- _Set task_
Locate the string "chart" in the listing below. Copy every line where it is found.

- _Data block_

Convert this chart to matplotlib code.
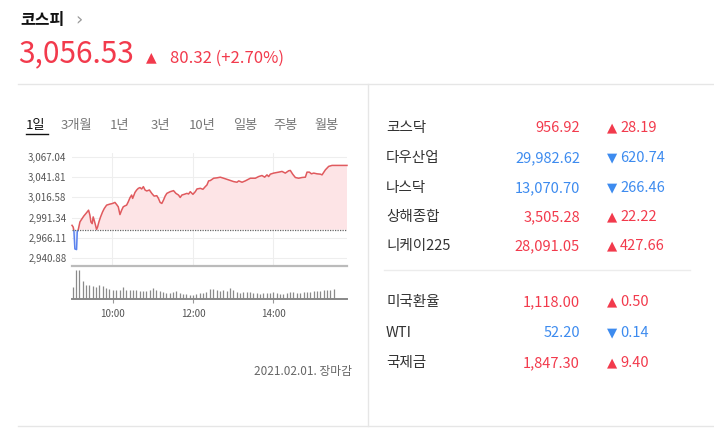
import numpy as np
import matplotlib.pyplot as plt
from matplotlib.patches import Rectangle
from matplotlib.lines import Line2D

plt.rcParams['font.family'] = ['Noto Sans CJK KR', 'DejaVu Sans']

W, H = 714, 438

# ------------------------------------------------------------
# data
# ------------------------------------------------------------
index_name = "코스피"
index_value = "3,056.53"
index_change = "80.32 (+2.70%)"
prev_close = 2976.21

tabs = ["1일", "3개월", "1년", "3년", "10년", "일봉", "주봉", "월봉"]

# minutes after 09:00, price
t_min = [0, 1.8, 2.8, 4.3, 6.8, 7.8, 9.3, 11.8, 14.3, 17.7, 20.7, 22.7, 24.7,
         26.7, 28.2, 30.1, 31.6, 33.1, 35.1, 36.6, 38.1, 40.1, 42.6, 45.6,
         48.1, 51.6, 56.5, 60.5, 64.0, 66.5, 69.0, 71.5, 74.0, 76.4, 78.9,
         81.4, 83.9, 86.4, 88.9, 90.4, 92.4, 93.9, 96.4, 98.9, 101.4, 103.9,
         106.4, 108.9, 111.4, 115.4, 118.9, 122.4, 126.4, 128.9, 131.4,
         133.9, 136.4, 138.9, 141.4, 146.4, 151.4, 154.9, 158.8, 161.3,
         163.8, 167.3, 171.3, 173.8, 176.3, 180.3, 183.8, 186.3, 191.3,
         195.2, 198.7, 201.2, 203.7, 206.2, 211.2, 216.2, 221.1, 226.1,
         233.6, 241.0, 246.0, 248.5, 253.5, 258.4, 265.9, 273.3, 278.3,
         283.3, 287.2, 290.7, 293.2, 295.7, 300.7, 308.1, 313.1, 318.0,
         323.0, 325.5, 329.0, 333.0, 337.9, 342.9, 347.9, 350.4, 353.9,
         356.9, 360.4, 365.3, 370.3, 372.8, 377.8, 382.7, 387.7, 410.0]
price = [2981.7, 2979.5, 2975.4, 2952.2, 2951.4, 2973.3, 2976.2, 2985.9,
         2989.2, 2993.4, 2996.4, 2998.5, 3000.6, 2994.3, 2985.9, 2983.8,
         2992.2, 2988.0, 2981.7, 2976.6, 2979.5, 2985.9, 2992.2, 2998.5,
         3002.7, 3006.9, 3008.2, 3009.0, 3010.3, 3007.7, 3004.8, 2995.1,
         3000.6, 3004.8, 3006.0, 3006.9, 3011.1, 3016.1, 3019.5, 3015.3,
         3019.5, 3022.8, 3025.8, 3027.9, 3028.8, 3027.1, 3030.0, 3025.8,
         3024.6, 3025.8, 3021.6, 3018.2, 3018.7, 3015.3, 3010.3, 3009.0,
         3013.2, 3018.2, 3021.6, 3023.7, 3025.0, 3021.6, 3019.5, 3016.5,
         3019.5, 3020.4, 3021.6, 3020.8, 3023.7, 3020.4, 3023.7, 3027.1,
         3027.9, 3026.7, 3030.0, 3032.1, 3037.2, 3037.6, 3040.5, 3041.0,
         3041.8, 3040.5, 3038.4, 3036.3, 3035.5, 3037.2, 3035.5, 3037.2,
         3040.5, 3040.5, 3042.6, 3043.9, 3041.8, 3044.7, 3042.6, 3045.6,
         3046.9, 3048.1, 3049.0, 3046.9, 3049.8, 3050.2, 3045.6, 3041.4,
         3040.5, 3041.4, 3041.8, 3048.1, 3048.1, 3046.0, 3046.9, 3046.0,
         3045.6, 3044.7, 3051.0, 3055.3, 3056.5, 3056.5]

y_ticks = [2940.88, 2966.11, 2991.34, 3016.58, 3041.81, 3067.04]
x_ticks = [60, 180, 300]
x_labels = ["10:00", "12:00", "14:00"]

# 5-minute volume bars 09:00 ~ 15:20, plus closing bar 15:30
vol = [36, 88, 88, 56, 43, 41, 38, 35, 43, 38,
       33, 30, 28, 28, 28, 36, 28, 28, 28,
       26, 25, 25, 23, 26, 33, 28, 23, 20, 18,
       18, 20, 23, 18, 16, 16, 13, 13, 15, 18,
       18, 20, 30, 30, 28, 23, 26, 23, 33, 26,
       21, 18, 21, 21, 21, 18, 18, 16, 18, 18,
       18, 20, 18, 16, 16, 18, 20, 21, 18, 18,
       21, 21, 21, 23, 23, 23, 26, 26, 28]
vol_close = 30

names_1 = ["코스닥", "다우산업", "나스닥", "상해종합", "니케이225"]
values_1 = ["956.92", "29,982.62", "13,070.70", "3,505.28", "28,091.05"]
changes_1 = ["28.19", "620.74", "266.46", "22.22", "427.66"]
up_1 = [True, False, False, True, True]

names_2 = ["미국환율", "WTI", "국제금"]
values_2 = ["1,118.00", "52.20", "1,847.30"]
changes_2 = ["0.50", "0.14", "9.40"]
up_2 = [True, False, True]

date_note = "2021.02.01. 장마감"

# ------------------------------------------------------------
RED = "#f23a4c"
BLUE = "#3d8bef"
LINE_RED = "#e05a5e"
LINE_BLUE = "#5b82ee"


def fx(x):
    return x / W


def fy(y):
    return 1 - y / H


fig = plt.figure(figsize=(W / 100, H / 100), dpi=100)
fig.patch.set_facecolor("white")

# frame lines
for (x0, y0, x1, y1) in [(18, 84, 714, 84), (18, 426, 714, 426), (368, 84, 368, 426)]:
    fig.add_artist(Line2D([fx(x0), fx(x1)], [fy(y0), fy(y1)], color="#e6e6e6", lw=1))
fig.add_artist(Line2D([fx(384), fx(690)], [fy(270), fy(270)], color="#ececec", lw=1))

# header
fig.text(fx(20), fy(20), index_name, fontsize=11.5, fontweight="bold", color="#111",
         va="center", ha="left")
fig.text(fx(75), fy(20), "›", fontsize=13, color="#999", va="center", ha="left",
         family=["DejaVu Sans"])
fig.text(fx(18), fy(54), index_value, fontsize=21.5, color=RED, va="center", ha="left")
fig.text(fx(146), fy(57), "▲", fontsize=10, color=RED, va="center", ha="left",
         family=["DejaVu Sans"])
fig.text(fx(170), fy(58), index_change, fontsize=12, color=RED, va="center", ha="left")

# tabs
tab_x = [26, 61, 110, 151, 189, 233, 273, 314]
for i, (tx, lab) in enumerate(zip(tab_x, tabs)):
    fig.text(fx(tx), fy(125), lab, fontsize=9.5, color="#111" if i == 0 else "#777",
             va="center", ha="left")
fig.add_artist(Line2D([fx(26), fx(48)], [fy(134), fy(134)], color="#111", lw=1))

# price chart
ax = fig.add_axes([fx(72), fy(266), fx(347) - fx(72), (266 - 153) / H])
t = np.array(t_min)
p = np.array(price)
ax.set_xlim(0, 410)
ax.set_ylim(2930.9, 3072.0)

ax.fill_between(t, p, prev_close, where=p >= prev_close, interpolate=True,
                color="#fde4e6", lw=0)
ax.fill_between(t, p, prev_close, where=p <= prev_close, interpolate=True,
                color="#e3ebfd", lw=0)
red_line, = ax.plot(t, p, color=LINE_RED, lw=1.1)
blue_line, = ax.plot(t, p, color=LINE_BLUE, lw=1.1)
red_line.set_clip_path(Rectangle((-10, prev_close), 500, 500, transform=ax.transData))
blue_line.set_clip_path(Rectangle((-10, prev_close - 500), 500, 500, transform=ax.transData))
ax.axhline(prev_close, color="#666", lw=0.9, ls=(0, (1, 1)))

ax.set_yticks(y_ticks)
ax.set_yticklabels([f"{v:,.2f}" for v in y_ticks])
ax.set_xticks(x_ticks)
ax.tick_params(axis="y", length=0, pad=4, labelsize=7, labelcolor="#555")
ax.tick_params(axis="x", length=0, labelbottom=False)
ax.grid(True, color="#eeeeee", lw=0.8)
ax.set_axisbelow(True)
for s in ["top", "right", "left"]:
    ax.spines[s].set_visible(False)
ax.spines["bottom"].set_color("#bbbbbb")
ax.spines["bottom"].set_linewidth(1.6)
ax.set_facecolor("none")

# volume chart
axv = fig.add_axes([fx(72), fy(299), fx(347) - fx(72), (299 - 267) / H])
vt = np.arange(len(vol)) * 5
axv.vlines(vt, 0, vol, color="#8a8a8a", lw=0.9)
axv.vlines([390], 0, [vol_close], color="#8a8a8a", lw=0.9)
axv.set_xlim(-1, 410)
axv.set_ylim(0, 97)
axv.set_yticks([])
axv.set_xticks(x_ticks)
axv.set_xticklabels(x_labels)
axv.tick_params(axis="x", length=3, width=0.8, color="#999", pad=4,
                labelsize=7, labelcolor="#555")
for s in ["top", "right", "left"]:
    axv.spines[s].set_visible(False)
axv.spines["bottom"].set_color("#888888")
axv.spines["bottom"].set_linewidth(1.4)
axv.set_facecolor("none")

fig.text(fx(352), fy(371), date_note, fontsize=8.5, color="#666", ha="right", va="center")


# right table
def draw_rows(names, values, changes, ups, ys):
    for n, v, c, u, y in zip(names, values, changes, ups, ys):
        col = RED if u else BLUE
        fig.text(fx(386), fy(y), n, fontsize=10.5, color="#333", ha="left", va="center")
        fig.text(fx(580), fy(y), v, fontsize=10.5, color=col, ha="right", va="center")
        fig.text(fx(607), fy(y), "▲" if u else "▼", fontsize=9.5, color=col,
                 ha="left", va="center", family=["DejaVu Sans"])
        fig.text(fx(620), fy(y), c, fontsize=10.5, color=col, ha="left", va="center")


draw_rows(names_1, values_1, changes_1, up_1, [128, 158, 188, 217, 246])
draw_rows(names_2, values_2, changes_2, up_2, [302, 333, 363])

fig.savefig("out.png", dpi=100)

- _Reply_
Convert this chart to matplotlib code.
# price chart
# volume chart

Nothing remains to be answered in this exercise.